- **Exercise directions**: Retype each line exactly. Skip images.
** start of Information shown **
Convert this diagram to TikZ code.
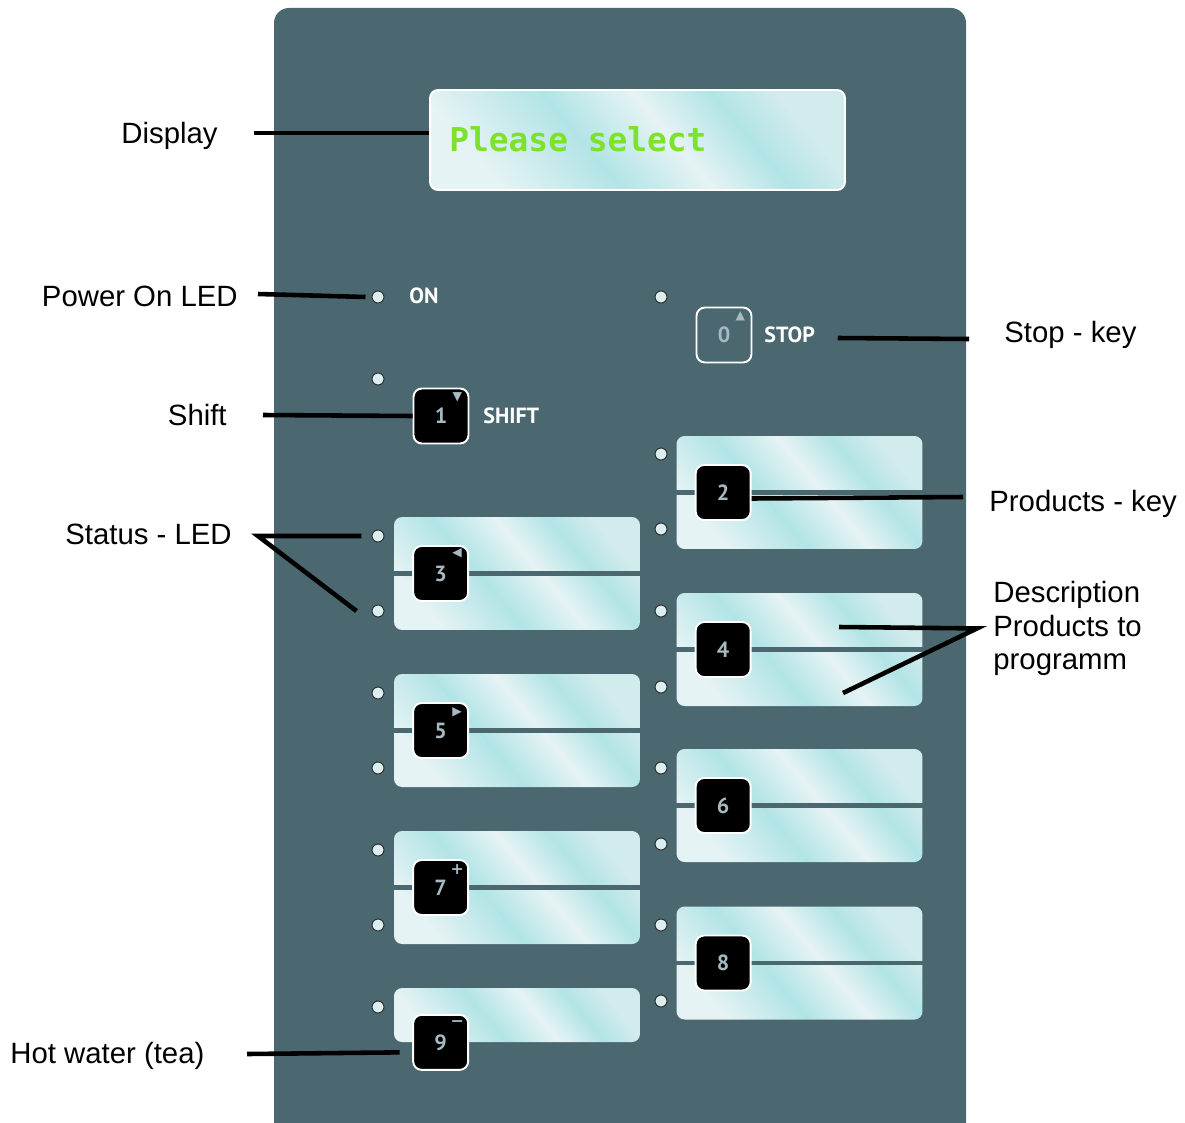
\documentclass[tikz,border=0pt]{standalone}
\usepackage{fontspec}
\setmainfont{Liberation Sans}
\newfontfamily\lcdfont{DejaVu Sans Mono}
\newfontfamily\keyfont{PT Sans}
\newfontfamily\symfont{DejaVu Sans}
\usetikzlibrary{positioning, calc}

\definecolor{panel}{HTML}{4B6870}
\definecolor{glassA}{HTML}{B2E4E6}
\definecolor{glassB}{HTML}{E6F3F4}
\definecolor{glassC}{HTML}{D2EBED}
\definecolor{lcdgreen}{HTML}{7DE22B}
\definecolor{keygrey}{HTML}{A7B9C1}
\definecolor{ledfill}{HTML}{DCEFF0}

\pgfdeclarehorizontalshading{glass}{100bp}{color(0bp)=(glassB); color(25bp)=(glassB);
  color(42bp)=(glassA); color(55bp)=(glassB); color(66bp)=(glassA);
  color(75bp)=(glassC); color(100bp)=(glassC)}

\begin{document}
\begin{tikzpicture}[x=0.02cm, y=-0.02cm,
  lbl/.style={font=\fontsize{16.7}{19}\selectfont, inner sep=0pt},
  leader/.style={line width=2.6pt, black},
  strip/.style={shade, shading=glass, shading angle=40, rounded corners=0.16cm,
                minimum width=4.92cm, minimum height=2.26cm, inner sep=0pt},
  divider/.style={line width=2.8pt, panel},
  key/.style={draw=white, line width=1.1pt, fill=black, rounded corners=0.17cm,
              minimum size=1.1cm, inner sep=0pt, text=keygrey,
              font=\keyfont\bfseries\fontsize{12.5}{12.5}\selectfont},
  keymark/.style={text=keygrey, font=\symfont\fontsize{7}{7}\selectfont, inner sep=0pt},
  led/.style={circle, draw=black!80, line width=0.6pt, fill=ledfill,
              minimum size=0.24cm, inner sep=0pt},
  tag/.style={text=white, font=\keyfont\bfseries\fontsize{12.5}{12.5}\selectfont, inner sep=0pt}
]
\useasboundingbox (0,0) rectangle (1185,1122);
\clip (0,0) rectangle (1185,1122);

% front panel and display
\fill[panel, rounded corners=0.3cm] (274,8) rectangle (966,1160);
\node[strip, draw=white, line width=1.1pt, minimum width=8.3cm, minimum height=2cm]
  (display) at (637.5,140) {};
\node[anchor=base west, inner sep=0pt, text=lcdgreen,
      font=\lcdfont\bfseries\fontsize{18.7}{18.7}\selectfont] (lcdtext) at (449,151) {Please select};

% leds
\foreach \y [count=\i] in {297,379,536,611,693,768,850,925,1007}
  \node[led] (ledL\i) at (378,\y) {};
\foreach \y [count=\i] in {297,454,529,611,687,768,844,925,1001}
  \node[led] (ledR\i) at (661,\y) {};

% product strips with their keys
\foreach \n/\y in {3/573.5,5/730.5,7/887.5}
  \node[strip] (strip\n) at (517,\y) {};
\node[strip, minimum height=1.08cm] (strip9) at (517,1015) {};
\foreach \n/\y in {2/492.5,4/649.5,6/805.5,8/963}
  \node[strip] (strip\n) at (799.5,\y) {};
\foreach \n in {2,...,8}
  \draw[divider] (strip\n.west) -- (strip\n.east);
\foreach \n in {2,...,8}
  \node[key] (key\n) at ([xshift=0.94cm]strip\n.west) {\n};
\node[key] (key9) at ([xshift=0.94cm]strip9.south west) {9};
\node[key] (key1) at (441,416) {1};
\node[key, fill=panel] (key0) at (724,335) {0};

% small marks on the keys
\node[keymark] at ([xshift=-0.24cm,yshift=-0.19cm]key0.north east) {▲};
\node[keymark] at ([xshift=-0.24cm,yshift=-0.2cm]key1.north east) {▼};
\node[keymark] at ([xshift=-0.24cm,yshift=-0.17cm]key3.north east) {◀};
\node[keymark] at ([xshift=-0.24cm,yshift=-0.2cm]key5.north east) {▶};
\node[keymark, font=\symfont\bfseries\fontsize{9}{9}\selectfont] at ([xshift=-0.24cm,yshift=-0.2cm]key7.north east) {+};
\node[keymark, font=\symfont\bfseries\fontsize{9}{9}\selectfont] at ([xshift=-0.24cm,yshift=-0.2cm]key9.north east) {−};

\node[tag, anchor=west] (ontag) at (409,296) {ON};
\node[tag, anchor=west] (shifttag) at (483,416) {SHIFT};
\node[tag, anchor=west] (stoptag) at (764,335) {STOP};

% labels
\node[lbl, anchor=base east] (lbldisplay) at (218,143) {Display};
\node[lbl, anchor=base east] (lblpower) at (238,306) {Power On LED};
\node[lbl, anchor=base east] (lblshift) at (227,425) {Shift};
\node[lbl, anchor=base east] (lblstatus) at (232,544) {Status - LED};
\node[lbl, anchor=base west] (lblwater) at (10,1063) {Hot water (tea)};
\node[lbl, anchor=base west] (lblstop) at (1004,342) {Stop - key};
\node[lbl, anchor=base west] (lblprod) at (989,511) {Products - key};
\node[lbl, anchor=north west, align=left] (lbldesc) at (993,581) {Description\\Products to\\programm};

% leader lines
\coordinate (dispfrom) at (254,133);
\coordinate (powfrom) at (258,294);
\coordinate (shiftfrom) at (263,415);
\coordinate (statfrom) at (258,536);
\coordinate (waterfrom) at (247,1054);
\coordinate (stopto) at (969,339);
\coordinate (prodto) at (963,497);
\coordinate (descfrom) at ([xshift=-0.32cm]lbldesc.west);
\coordinate (descA) at (839,627);
\coordinate (descB) at (843,693);

\draw[leader] (dispfrom) -- (dispfrom -| display.west);
\draw[leader] (powfrom) -- ([xshift=-0.12cm]ledL1.west);
\draw[leader] (shiftfrom) -- (key1.west);
\draw[leader] ([xshift=-0.2cm]ledL3.west) -- (statfrom) -- ([xshift=-0.3cm]ledL4.west);
\draw[leader] (waterfrom) -- ([xshift=-0.25cm,yshift=-0.2cm]key9.west);
\draw[leader] ([xshift=0.45cm,yshift=-0.06cm]stoptag.east) -- (stopto);
\draw[leader] ([yshift=-0.12cm]key2.east) -- (prodto);
\draw[leader] (descA) -- (descfrom) -- (descB);
\end{tikzpicture}
\end{document}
** end of Information shown **
- **Written answer**:
Convert this diagram to TikZ code.
\documentclass[tikz,border=0pt]{standalone}
\usepackage{fontspec}
\setmainfont{Liberation Sans}
\newfontfamily\lcdfont{DejaVu Sans Mono}
\newfontfamily\keyfont{PT Sans}
\newfontfamily\symfont{DejaVu Sans}
\usetikzlibrary{positioning, calc}

\definecolor{panel}{HTML}{4B6870}
\definecolor{glassA}{HTML}{B2E4E6}
\definecolor{glassB}{HTML}{E6F3F4}
\definecolor{glassC}{HTML}{D2EBED}
\definecolor{lcdgreen}{HTML}{7DE22B}
\definecolor{keygrey}{HTML}{A7B9C1}
\definecolor{ledfill}{HTML}{DCEFF0}

\pgfdeclarehorizontalshading{glass}{100bp}{color(0bp)=(glassB); color(25bp)=(glassB);
  color(42bp)=(glassA); color(55bp)=(glassB); color(66bp)=(glassA);
  color(75bp)=(glassC); color(100bp)=(glassC)}

\begin{document}
\begin{tikzpicture}[x=0.02cm, y=-0.02cm,
  lbl/.style={font=\fontsize{16.7}{19}\selectfont, inner sep=0pt},
  leader/.style={line width=2.6pt, black},
  strip/.style={shade, shading=glass, shading angle=40, rounded corners=0.16cm,
                minimum width=4.92cm, minimum height=2.26cm, inner sep=0pt},
  divider/.style={line width=2.8pt, panel},
  key/.style={draw=white, line width=1.1pt, fill=black, rounded corners=0.17cm,
              minimum size=1.1cm, inner sep=0pt, text=keygrey,
              font=\keyfont\bfseries\fontsize{12.5}{12.5}\selectfont},
  keymark/.style={text=keygrey, font=\symfont\fontsize{7}{7}\selectfont, inner sep=0pt},
  led/.style={circle, draw=black!80, line width=0.6pt, fill=ledfill,
              minimum size=0.24cm, inner sep=0pt},
  tag/.style={text=white, font=\keyfont\bfseries\fontsize{12.5}{12.5}\selectfont, inner sep=0pt}
]
\useasboundingbox (0,0) rectangle (1185,1122);
\clip (0,0) rectangle (1185,1122);

% front panel and display
\fill[panel, rounded corners=0.3cm] (274,8) rectangle (966,1160);
\node[strip, draw=white, line width=1.1pt, minimum width=8.3cm, minimum height=2cm]
  (display) at (637.5,140) {};
\node[anchor=base west, inner sep=0pt, text=lcdgreen,
      font=\lcdfont\bfseries\fontsize{18.7}{18.7}\selectfont] (lcdtext) at (449,151) {Please select};

% leds
\foreach \y [count=\i] in {297,379,536,611,693,768,850,925,1007}
  \node[led] (ledL\i) at (378,\y) {};
\foreach \y [count=\i] in {297,454,529,611,687,768,844,925,1001}
  \node[led] (ledR\i) at (661,\y) {};

% product strips with their keys
\foreach \n/\y in {3/573.5,5/730.5,7/887.5}
  \node[strip] (strip\n) at (517,\y) {};
\node[strip, minimum height=1.08cm] (strip9) at (517,1015) {};
\foreach \n/\y in {2/492.5,4/649.5,6/805.5,8/963}
  \node[strip] (strip\n) at (799.5,\y) {};
\foreach \n in {2,...,8}
  \draw[divider] (strip\n.west) -- (strip\n.east);
\foreach \n in {2,...,8}
  \node[key] (key\n) at ([xshift=0.94cm]strip\n.west) {\n};
\node[key] (key9) at ([xshift=0.94cm]strip9.south west) {9};
\node[key] (key1) at (441,416) {1};
\node[key, fill=panel] (key0) at (724,335) {0};

% small marks on the keys
\node[keymark] at ([xshift=-0.24cm,yshift=-0.19cm]key0.north east) {▲};
\node[keymark] at ([xshift=-0.24cm,yshift=-0.2cm]key1.north east) {▼};
\node[keymark] at ([xshift=-0.24cm,yshift=-0.17cm]key3.north east) {◀};
\node[keymark] at ([xshift=-0.24cm,yshift=-0.2cm]key5.north east) {▶};
\node[keymark, font=\symfont\bfseries\fontsize{9}{9}\selectfont] at ([xshift=-0.24cm,yshift=-0.2cm]key7.north east) {+};
\node[keymark, font=\symfont\bfseries\fontsize{9}{9}\selectfont] at ([xshift=-0.24cm,yshift=-0.2cm]key9.north east) {−};

\node[tag, anchor=west] (ontag) at (409,296) {ON};
\node[tag, anchor=west] (shifttag) at (483,416) {SHIFT};
\node[tag, anchor=west] (stoptag) at (764,335) {STOP};

% labels
\node[lbl, anchor=base east] (lbldisplay) at (218,143) {Display};
\node[lbl, anchor=base east] (lblpower) at (238,306) {Power On LED};
\node[lbl, anchor=base east] (lblshift) at (227,425) {Shift};
\node[lbl, anchor=base east] (lblstatus) at (232,544) {Status - LED};
\node[lbl, anchor=base west] (lblwater) at (10,1063) {Hot water (tea)};
\node[lbl, anchor=base west] (lblstop) at (1004,342) {Stop - key};
\node[lbl, anchor=base west] (lblprod) at (989,511) {Products - key};
\node[lbl, anchor=north west, align=left] (lbldesc) at (993,581) {Description\\Products to\\programm};

% leader lines
\coordinate (dispfrom) at (254,133);
\coordinate (powfrom) at (258,294);
\coordinate (shiftfrom) at (263,415);
\coordinate (statfrom) at (258,536);
\coordinate (waterfrom) at (247,1054);
\coordinate (stopto) at (969,339);
\coordinate (prodto) at (963,497);
\coordinate (descfrom) at ([xshift=-0.32cm]lbldesc.west);
\coordinate (descA) at (839,627);
\coordinate (descB) at (843,693);

\draw[leader] (dispfrom) -- (dispfrom -| display.west);
\draw[leader] (powfrom) -- ([xshift=-0.12cm]ledL1.west);
\draw[leader] (shiftfrom) -- (key1.west);
\draw[leader] ([xshift=-0.2cm]ledL3.west) -- (statfrom) -- ([xshift=-0.3cm]ledL4.west);
\draw[leader] (waterfrom) -- ([xshift=-0.25cm,yshift=-0.2cm]key9.west);
\draw[leader] ([xshift=0.45cm,yshift=-0.06cm]stoptag.east) -- (stopto);
\draw[leader] ([yshift=-0.12cm]key2.east) -- (prodto);
\draw[leader] (descA) -- (descfrom) -- (descB);
\end{tikzpicture}
\end{document}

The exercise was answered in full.